Seems like the middle ground between SBCs and huge servers is a bit underserved in ARM...


Oh that's a good shout. A friend did get one of these so I'll go take a look at it and see what it's like.


Is it easy to buy a DGX Spark?


My microcenter has nvidia OEM flavor in stock. There are also flavors from all the other OEMs that differ slightly on cooling but mainly on chassis design.


It seems incredible but uhm, way out of my mitteleuropaishe budget


Does this actually translate into any kind of probability of a manufacturer making a device with this chip?


I don't think this changes the game as much as you think.

AFAIU, the biggest challenge of running Linux on ARM machines is supporting the devicetree of each machine. After all, there is mainline kernel support for previous Qualcomm chips, yet very few machines with those chips can actually run Linux distros.

So this is good news, but in practical terms it's just a marketing piece.


How is Asahi not native?


The drivers, while impressively reverse-engineered, are basically alpha-quality by Linux standards. Even well-studied M1 machines will have spotty support in comparison to what an OEM can provide officially.


Those that are implemented have been very reliable in my experience, I think that labeling them “alpha-quality by Linux standards” is a ridiculous claim


Then you need an Intel or AMD laptop as a frame of reference. M1 is implemented as-is with much of the silicon's onboard accelerators entirely dark. Hardware accelerated video encode/decode is a lost cause, Thunderbolt will likely never happen, NEON is your fastest SIMD accelerator and cpuidle is still not really figured out.

Those are all perfectly acceptable limitations for a POC. And the GPU drivers are particularly well-made. But it doesn't really come close to how seriously AMD and Intel take Linux.


There's a big difference between saying that many of the drivers are missing entirely, and saying that the drivers that exist are alpha-quality.


+1. Been running Asahi Linux for half a year now.
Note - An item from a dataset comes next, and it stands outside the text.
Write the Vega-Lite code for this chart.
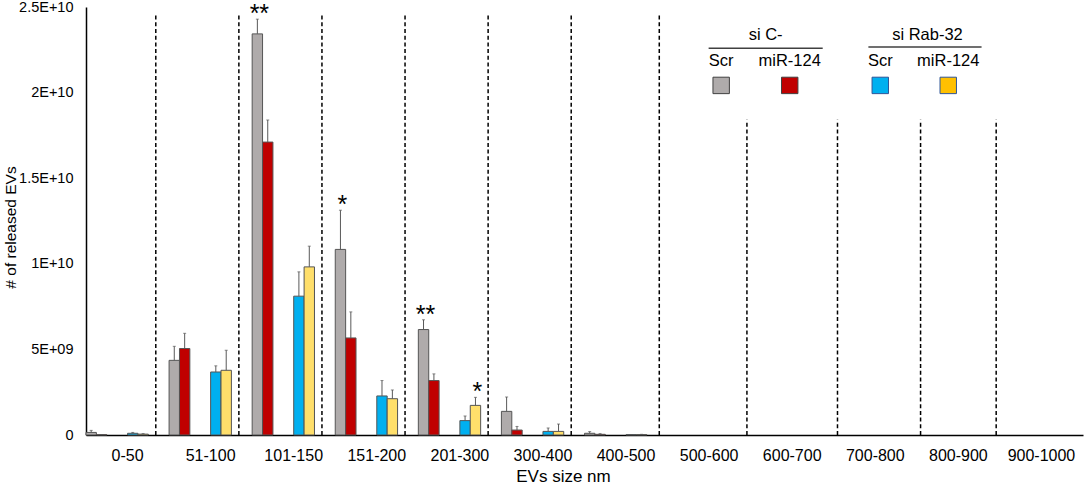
{
  "$schema": "https://vega.github.io/schema/vega-lite/v6.json",
  "width": 997,
  "height": 428,
  "autosize": "none",
  "padding": {"left": 86, "top": 7, "right": 1, "bottom": 51},
  "config": {
    "view": {"stroke": null},
    "font": "Liberation Sans",
    "text": {"font": "Liberation Sans"},
    "axis": {"labelFont": "Liberation Sans", "titleFont": "Liberation Sans", "labelColor": "#000", "titleColor": "#000", "titleFontWeight": "normal", "grid": false, "ticks": false, "domainColor": "#000", "domainWidth": 1.5}
  },
  "datasets": {
    "bars": [
      {"size": "0-50", "group": "si C- Scr", "value": 1.5e8, "hi": 2.7e8},
      {"size": "0-50", "group": "si C- miR-124", "value": 2e7, "hi": 3e7},
      {"size": "0-50", "group": "si Rab-32 Scr", "value": 1.0e8, "hi": 1.5e8},
      {"size": "0-50", "group": "si Rab-32 miR-124", "value": 5e7, "hi": 8e7},
      {"size": "51-100", "group": "si C- Scr", "value": 4.36e9, "hi": 5.18e9},
      {"size": "51-100", "group": "si C- miR-124", "value": 5.05e9, "hi": 5.94e9},
      {"size": "51-100", "group": "si Rab-32 Scr", "value": 3.68e9, "hi": 4.04e9},
      {"size": "51-100", "group": "si Rab-32 miR-124", "value": 3.78e9, "hi": 4.95e9},
      {"size": "101-150", "group": "si C- Scr", "value": 2.343e10, "hi": 2.429e10, "sig": "**"},
      {"size": "101-150", "group": "si C- miR-124", "value": 1.711e10, "hi": 1.84e10},
      {"size": "101-150", "group": "si Rab-32 Scr", "value": 8.11e9, "hi": 9.53e9},
      {"size": "101-150", "group": "si Rab-32 miR-124", "value": 9.82e9, "hi": 1.103e10},
      {"size": "151-200", "group": "si C- Scr", "value": 1.084e10, "hi": 1.313e10, "sig": "*"},
      {"size": "151-200", "group": "si C- miR-124", "value": 5.67e9, "hi": 7.19e9},
      {"size": "151-200", "group": "si Rab-32 Scr", "value": 2.28e9, "hi": 3.18e9},
      {"size": "151-200", "group": "si Rab-32 miR-124", "value": 2.12e9, "hi": 2.63e9},
      {"size": "201-300", "group": "si C- Scr", "value": 6.16e9, "hi": 6.73e9, "sig": "**"},
      {"size": "201-300", "group": "si C- miR-124", "value": 3.18e9, "hi": 3.57e9},
      {"size": "201-300", "group": "si Rab-32 Scr", "value": 8.4e8, "hi": 1.11e9},
      {"size": "201-300", "group": "si Rab-32 miR-124", "value": 1.73e9, "hi": 2.2e9, "sig": "*"},
      {"size": "300-400", "group": "si C- Scr", "value": 1.38e9, "hi": 2.22e9},
      {"size": "300-400", "group": "si C- miR-124", "value": 2.9e8, "hi": 5.0e8},
      {"size": "300-400", "group": "si Rab-32 Scr", "value": 2.1e8, "hi": 4.1e8},
      {"size": "300-400", "group": "si Rab-32 miR-124", "value": 2.1e8, "hi": 6.4e8},
      {"size": "400-500", "group": "si C- Scr", "value": 1.0e8, "hi": 2.0e8},
      {"size": "400-500", "group": "si C- miR-124", "value": 4e7, "hi": 8e7},
      {"size": "400-500", "group": "si Rab-32 Scr", "value": 2e7, "hi": 3e7},
      {"size": "400-500", "group": "si Rab-32 miR-124", "value": 2e7, "hi": 4e7}
    ],
    "dividers": [
      {"after": "0-50", "set": "a"},
      {"after": "51-100", "set": "a"},
      {"after": "101-150", "set": "a"},
      {"after": "151-200", "set": "a"},
      {"after": "201-300", "set": "a"},
      {"after": "300-400", "set": "a"},
      {"after": "400-500", "set": "b"},
      {"after": "500-600", "set": "c"},
      {"after": "800-900", "set": "c"},
      {"after": "600-700", "set": "d"},
      {"after": "700-800", "set": "d"}
    ]
  },
  "layer": [
    {
      "data": {"name": "bars"},
      "mark": {"type": "bar", "stroke": "#555555", "strokeWidth": 1},
      "encoding": {
        "x": {
          "field": "size", "type": "nominal", "sort": null,
          "scale": {"domain": ["0-50", "51-100", "101-150", "151-200", "201-300", "300-400", "400-500", "500-600", "600-700", "700-800", "800-900", "900-1000"], "paddingInner": 0, "paddingOuter": 0},
          "axis": {"labelAngle": 0, "labelFontSize": 16, "labelPadding": 12, "titleFontSize": 17, "titleX": 477, "titleY": 46, "titleBaseline": "alphabetic", "titleAlign": "center"},
          "title": "EVs size nm"
        },
        "xOffset": {
          "field": "group", "type": "nominal",
          "scale": {"domain": ["si C- Scr", "si C- miR-124", " ", "  ", "si Rab-32 Scr", "si Rab-32 miR-124", "   ", "    "], "paddingInner": 0, "paddingOuter": 0}
        },
        "y": {
          "field": "value", "type": "quantitative",
          "scale": {"domain": [0, 2.5e10], "nice": false},
          "axis": {"values": [0, 5e9, 1e10, 1.5e10, 2e10, 2.5e10], "labelExpr": "['0','5E+09','1E+10','1.5E+10','2E+10','2.5E+10'][round(datum.value/5e9)]", "labelFontSize": 14.5, "labelPadding": 13, "titleFontSize": 15.5, "titleX": -76, "titleY": 220, "titleBaseline": "middle", "titleAlign": "center", "titleAngle": -90},
          "title": "# of released EVs"
        },
        "color": {
          "field": "group", "type": "nominal",
          "scale": {"domain": ["si C- Scr", "si C- miR-124", "si Rab-32 Scr", "si Rab-32 miR-124"], "range": ["#AFABAB", "#C00000", "#00B0F0", "#FFDF6B"]},
          "legend": null
        }
      }
    },
    {
      "data": {"name": "bars"},
      "mark": {"type": "rule", "color": "#595959", "strokeWidth": 1},
      "encoding": {
        "x": {"field": "size", "type": "nominal"},
        "xOffset": {"field": "group", "type": "nominal"},
        "y": {"field": "value", "type": "quantitative"},
        "y2": {"field": "hi"}
      }
    },
    {
      "data": {"name": "bars"},
      "mark": {"type": "tick", "color": "#595959", "thickness": 1, "size": 3, "orient": "horizontal"},
      "encoding": {
        "x": {"field": "size", "type": "nominal"},
        "xOffset": {"field": "group", "type": "nominal"},
        "y": {"field": "hi", "type": "quantitative"}
      }
    },
    {
      "data": {"name": "bars"},
      "transform": [{"filter": "datum.sig"}],
      "mark": {"type": "text", "fontSize": 25, "baseline": "alphabetic", "dy": 3, "dx": 2, "color": "#000"},
      "encoding": {
        "x": {"field": "size", "type": "nominal"},
        "xOffset": {"field": "group", "type": "nominal"},
        "y": {"field": "hi", "type": "quantitative"},
        "text": {"field": "sig"}
      }
    },
    {
      "data": {"name": "dividers"},
      "transform": [{"filter": "datum.set == 'a'"}],
      "mark": {"type": "rule", "color": "#000", "strokeWidth": 1.5, "strokeDash": [4, 2.7]},
      "encoding": {
        "x": {"field": "after", "type": "nominal", "bandPosition": 0.84},
        "y": {"datum": 0, "type": "quantitative"},
        "y2": {"datum": 2.461e10}
      }
    },
    {
      "data": {"name": "dividers"},
      "transform": [{"filter": "datum.set == 'b'"}],
      "mark": {"type": "rule", "color": "#000", "strokeWidth": 1.5, "strokeDash": [4, 2.7]},
      "encoding": {
        "x": {"field": "after", "type": "nominal", "bandPosition": 0.9},
        "y": {"datum": 0, "type": "quantitative"},
        "y2": {"datum": 2.461e10}
      }
    },
    {
      "data": {"name": "dividers"},
      "transform": [{"filter": "datum.set == 'c'"}],
      "mark": {"type": "rule", "color": "#000", "strokeWidth": 1.5, "strokeDash": [4, 2.7]},
      "encoding": {
        "x": {"field": "after", "type": "nominal", "bandPosition": 0.955},
        "y": {"datum": 0, "type": "quantitative"},
        "y2": {"datum": 1.842e10}
      }
    },
    {
      "data": {"name": "dividers"},
      "transform": [{"filter": "datum.set == 'd'"}],
      "mark": {"type": "rule", "color": "#000", "strokeWidth": 1.5, "strokeDash": [4, 2.7]},
      "encoding": {
        "x": {"field": "after", "type": "nominal", "bandPosition": 1.045},
        "y": {"datum": 0, "type": "quantitative"},
        "y2": {"datum": 1.842e10}
      }
    },
    {
      "data": {"values": [{"label": "si C-"}]},
      "layer": [
        {
          "mark": {"type": "text", "fontSize": 16.5, "baseline": "middle", "color": "#000"},
          "encoding": {
            "x": {"datum": "600-700", "type": "nominal", "bandPosition": 0.18},
            "y": {"datum": 2.338e10, "type": "quantitative"},
            "text": {"field": "label"}
          }
        },
        {
          "mark": {"type": "rule", "color": "#404040", "strokeWidth": 1.5},
          "encoding": {
            "x": {"datum": "500-600", "type": "nominal", "bandPosition": 0.494},
            "x2": {"datum": "600-700", "bandPosition": 0.867},
            "y": {"datum": 2.259e10, "type": "quantitative"}
          }
        }
      ]
    },
    {
      "data": {"values": [{"label": "si Rab-32"}]},
      "layer": [
        {
          "mark": {"type": "text", "fontSize": 16.5, "baseline": "middle", "color": "#000"},
          "encoding": {
            "x": {"datum": "800-900", "type": "nominal", "bandPosition": 0.128},
            "y": {"datum": 2.338e10, "type": "quantitative"},
            "text": {"field": "label"}
          }
        },
        {
          "mark": {"type": "rule", "color": "#404040", "strokeWidth": 1.5},
          "encoding": {
            "x": {"datum": "700-800", "type": "nominal", "bandPosition": 0.417},
            "x2": {"datum": "800-900", "bandPosition": 0.779},
            "y": {"datum": 2.266e10, "type": "quantitative"}
          }
        }
      ]
    },
    {
      "data": {"values": [{"label": "Scr"}]},
      "encoding": {"x": {"datum": "500-600", "type": "nominal", "bandPosition": 0.645}},
      "layer": [
        {"mark": {"type": "square", "size": 270, "filled": true, "opacity": 1, "color": "#AFABAB", "stroke": "#404040", "strokeWidth": 1}, "encoding": {"y": {"datum": 2.042e10, "type": "quantitative"}}},
        {"mark": {"type": "text", "fontSize": 16.5, "baseline": "middle", "color": "#000"}, "encoding": {"y": {"datum": 2.182e10, "type": "quantitative"}, "text": {"field": "label"}}}
      ]
    },
    {
      "data": {"values": [{"label": "miR-124"}]},
      "encoding": {"x": {"datum": "600-700", "type": "nominal", "bandPosition": 0.47}},
      "layer": [
        {"mark": {"type": "square", "size": 270, "filled": true, "opacity": 1, "color": "#C00000", "stroke": "#404040", "strokeWidth": 1}, "encoding": {"y": {"datum": 2.042e10, "type": "quantitative"}}},
        {"mark": {"type": "text", "fontSize": 16.5, "baseline": "middle", "color": "#000"}, "encoding": {"y": {"datum": 2.182e10, "type": "quantitative"}, "text": {"field": "label"}}}
      ]
    },
    {
      "data": {"values": [{"label": "Scr"}]},
      "encoding": {"x": {"datum": "700-800", "type": "nominal", "bandPosition": 0.56}},
      "layer": [
        {"mark": {"type": "square", "size": 270, "filled": true, "opacity": 1, "color": "#00B0F0", "stroke": "#2F5597", "strokeWidth": 1}, "encoding": {"y": {"datum": 2.042e10, "type": "quantitative"}}},
        {"mark": {"type": "text", "fontSize": 16.5, "baseline": "middle", "color": "#000"}, "encoding": {"y": {"datum": 2.182e10, "type": "quantitative"}, "text": {"field": "label"}}}
      ]
    },
    {
      "data": {"values": [{"label": "miR-124"}]},
      "encoding": {"x": {"datum": "800-900", "type": "nominal", "bandPosition": 0.378}},
      "layer": [
        {"mark": {"type": "square", "size": 270, "filled": true, "opacity": 1, "color": "#FFC000", "stroke": "#2F5597", "strokeWidth": 1}, "encoding": {"y": {"datum": 2.042e10, "type": "quantitative"}}},
        {"mark": {"type": "text", "fontSize": 16.5, "baseline": "middle", "color": "#000"}, "encoding": {"y": {"datum": 2.182e10, "type": "quantitative"}, "text": {"field": "label"}}}
      ]
    }
  ]
}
Everything that's advertized as working is working great.


my dude no. https://asahilinux.org/docs/platform/feature-support/m1/#tab...

even in the m1 there are 4 WIP in the support table, 2 TBA and 10 non mainline boxes for the M1 pro


> Those that are implemented


Asahi is also still a platform with a huge pile of out of tree patches on top because the platform itself is pretty unusual, requiring for example, a 16K page size kernel which is unlike pretty much every other arm Linux platform.


Presumably OP meant a Linux distro using a normal upstream kernel?